Этот факт отражали их идеи, появившиеся в то время, когда едва только возник мираж скорой победы: «Когда Деникин продвигался к Москве, в правых омских кругах… ярко выявилось пристрастие к диктатуре… нетерпимость даже к умеренным социалистическим партиям, – вспоминал Гинс. – Кадетский Национальный центр устами газеты “Русское дело” твердил только одно: “Диктатура, без всяких ограничений, без всяких перспектив”… «Партия народной свободы, – утверждал Устрялов, – относилась и относится отрицательно к идее законосовещательного и законодательного органа, ибо это ослабит, а не усилит диктатуру. Наша точка зрения заключается в необходимости укрепления диктатуры… Наш девиз не только “диктатор-освободитель”, но и “диктатор-устроитель”»{486}.Лозунг «непредрешенчества», признавал белый ген. Н. Головин, был обманом: уже «“корниловская программа” стояла на “непредрешенческой” точке зрения. Учредительное собрание почиталось “единственным хозяином земли русской”, только оно может “выработать основные законы русской конституции и окончательно сконструировать государственный строй”. Однако весь тон и редакция “Корниловской программы” не оставляют никаких сомнений в затаенном стремлении к диктатуре
…»{487} И к этой цели, по словам Головина, стремилась вся Добровольческая армия – «Военная диктатура – вот чего хотела рядовая среда добровольцев»{488}.И в этом не было ничего необычного, ведь формально диктатура является объективно необходимой формой власти в кризисных условиях. Прогрессивный или регрессивный характер власти определяется не столько формой, сколько ее идеями и целями: во имя чего, ради достижения каких целей осуществляется радикальная мобилизация власти? Что могли ответить на этот вопрос лидеры белого движения?
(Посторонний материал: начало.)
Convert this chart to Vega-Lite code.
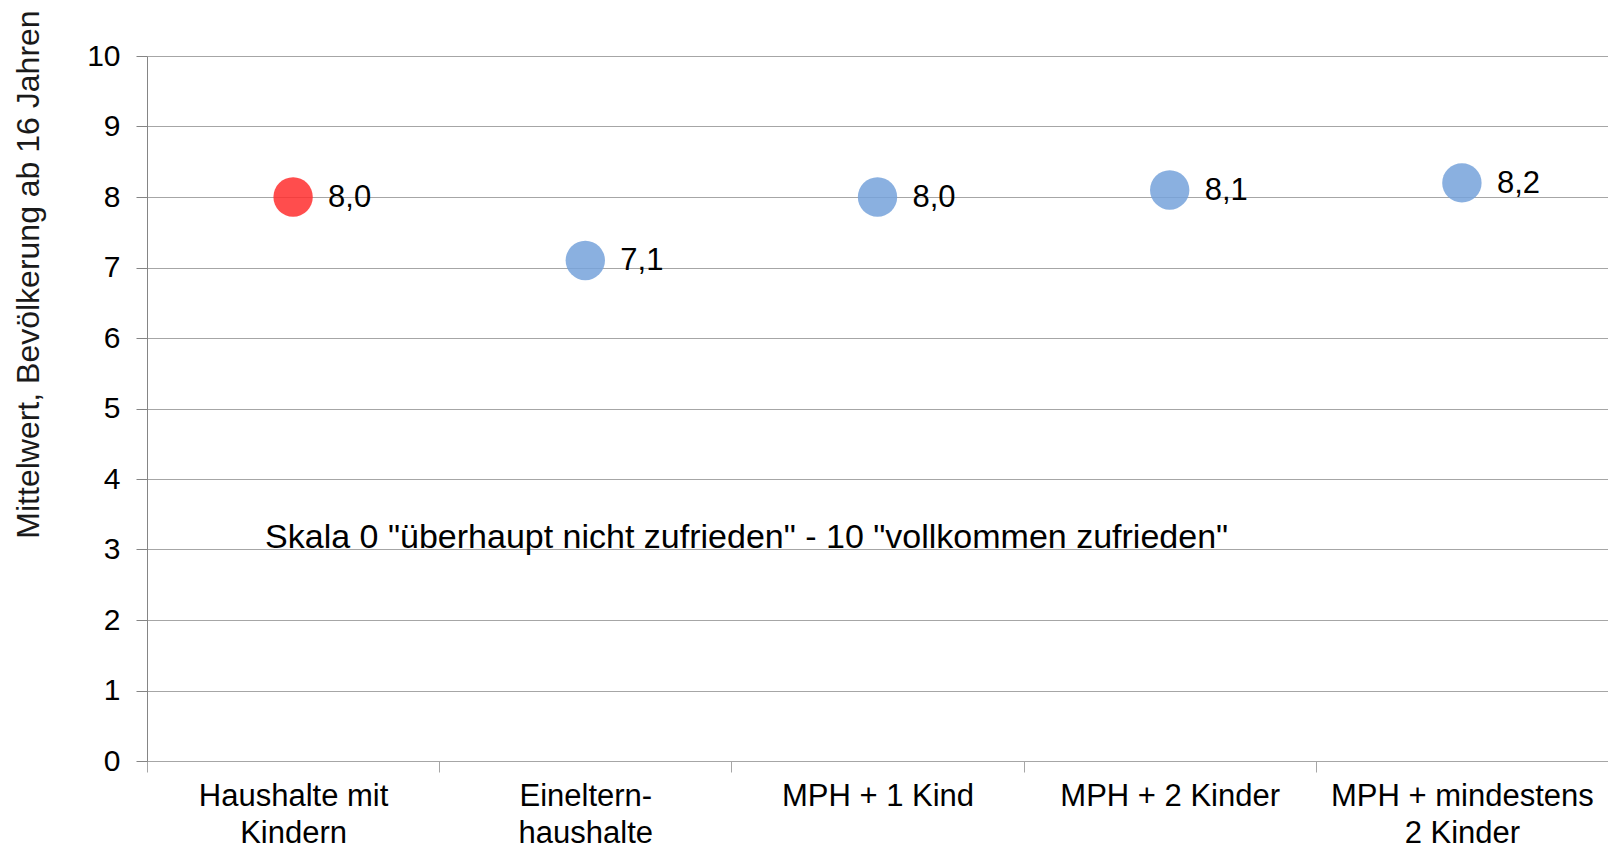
{
  "$schema": "https://vega.github.io/schema/vega-lite/v6.json",
  "width": 1461,
  "height": 705,
  "autosize": "none",
  "padding": {"left": 147, "top": 56, "right": 0, "bottom": 88},
  "background": "white",
  "config": {
    "view": {"stroke": null},
    "font": "Liberation Sans",
    "locale": {"number": {"decimal": ",", "thousands": ".", "grouping": [3], "currency": ["", " €"]}}
  },
  "data": {
    "values": [
      {"group": "Haushalte mit Kindern", "value": 8.0, "type": "gesamt"},
      {"group": "Einelternhaushalte", "value": 7.1, "type": "teil"},
      {"group": "MPH + 1 Kind", "value": 8.0, "type": "teil"},
      {"group": "MPH + 2 Kinder", "value": 8.1, "type": "teil"},
      {"group": "MPH + mindestens 2 Kinder", "value": 8.2, "type": "teil"}
    ]
  },
  "encoding": {
    "x": {
      "field": "group",
      "type": "nominal",
      "sort": null,
      "scale": {"type": "band", "paddingInner": 0, "paddingOuter": 0},
      "axis": {
        "title": null,
        "labelAngle": 0,
        "labelFontSize": 31,
        "labelColor": "#000000",
        "labelPadding": 24,
        "labelLineHeight": 37,
        "labelLimit": 400,
        "labelBaseline": "middle",
        "domainColor": "#A6A6A6",
        "tickColor": "#A6A6A6",
        "tickSize": 11,
        "tickBand": "extent",
        "grid": false,
        "labelExpr": "datum.label == 'Haushalte mit Kindern' ? ['Haushalte mit', 'Kindern'] : datum.label == 'Einelternhaushalte' ? ['Eineltern-', 'haushalte'] : datum.label == 'MPH + mindestens 2 Kinder' ? ['MPH + mindestens', '2 Kinder'] : datum.label"
      }
    },
    "y": {
      "field": "value",
      "type": "quantitative",
      "scale": {"domain": [0, 10], "nice": false},
      "axis": {
        "values": [0, 1, 2, 3, 4, 5, 6, 7, 8, 9, 10],
        "format": "d",
        "grid": true,
        "gridColor": "#A6A6A6",
        "gridWidth": 1,
        "domainColor": "#858585",
        "tickColor": "#858585",
        "tickSize": 11,
        "labelFontSize": 30,
        "labelColor": "#000000",
        "labelPadding": 16,
        "title": "Mittelwert,  Bevölkerung ab 16 Jahren",
        "titleFontSize": 32,
        "titleFontWeight": "normal",
        "titleColor": "#1a1a1a",
        "titleX": -119,
        "titleY": 218,
        "titleAlign": "center",
        "titleBaseline": "middle"
      }
    }
  },
  "layer": [
    {
      "mark": {"type": "circle", "size": 1550, "opacity": 0.85},
      "encoding": {
        "color": {
          "field": "type",
          "type": "nominal",
          "scale": {"domain": ["gesamt", "teil"], "range": ["#FF2E2E", "#76A2DB"]},
          "legend": null
        }
      }
    },
    {
      "mark": {"type": "text", "align": "left", "baseline": "middle", "dx": 35, "dy": 1, "fontSize": 31, "color": "#000000"},
      "encoding": {
        "text": {"field": "value", "type": "quantitative", "format": ".1f"}
      }
    },
    {
      "data": {"values": [{"group": "Haushalte mit Kindern", "value": 3, "note": "Skala 0 \"überhaupt nicht zufrieden\" - 10 \"vollkommen zufrieden\""}]},
      "mark": {"type": "text", "align": "left", "baseline": "alphabetic", "dx": -28, "dy": -2, "fontSize": 34, "color": "#000000"},
      "encoding": {
        "text": {"field": "note", "type": "nominal"}
      }
    }
  ]
}
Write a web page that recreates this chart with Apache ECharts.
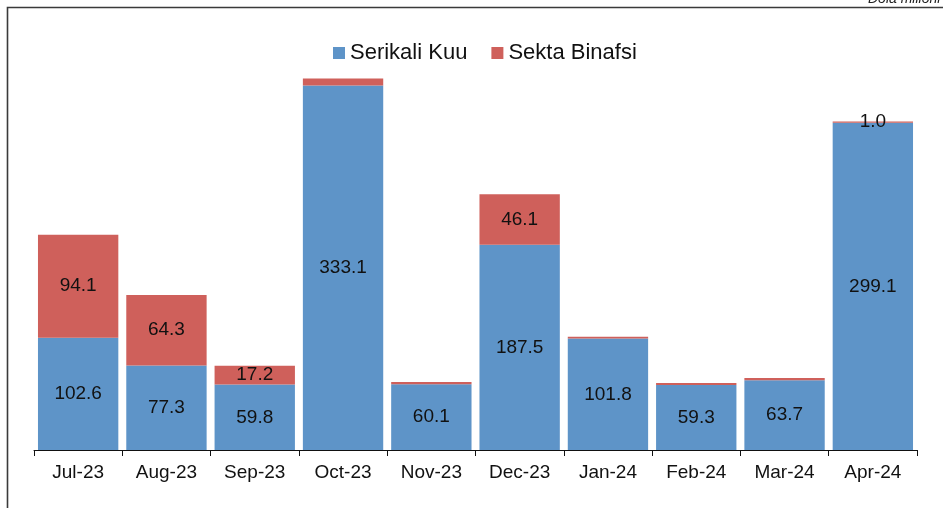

Практически ничего. «Белое движение не провозгласило цели, а его лидеры отказывались говорить о будущем России
», – отмечает П. Кенез{489}. Американского историка дополнял его британский коллега П. Флеминг: «У белых не было ни идеалов, ни принципов, ни веры…»{490} Причины этого явления Раупах находил в том, что: «столетиями державшееся в России крепостное право, одинаково развратившее как рабов, так и рабовладельцев, исключило из духовного мира русской общественности всякую, даже самую примитивную идейность»{491}.Впрочем, не совсем, белая идея все же была, ее выразителями стала «вся бежавшая от большевиков буржуазия. Бывшие губернаторы и бюрократы, помещики, торговая и финансовая знать, интеллигенция и масса рядового обывателя. “Это были люди, – отмечал А. Суворин, – которых революция лишила их привилегированного и сытого положения, и оттого идейность сводилась к уничтожению большевиков и восстановлению порядка, то есть возможности прежнего благополучия”
»{492}.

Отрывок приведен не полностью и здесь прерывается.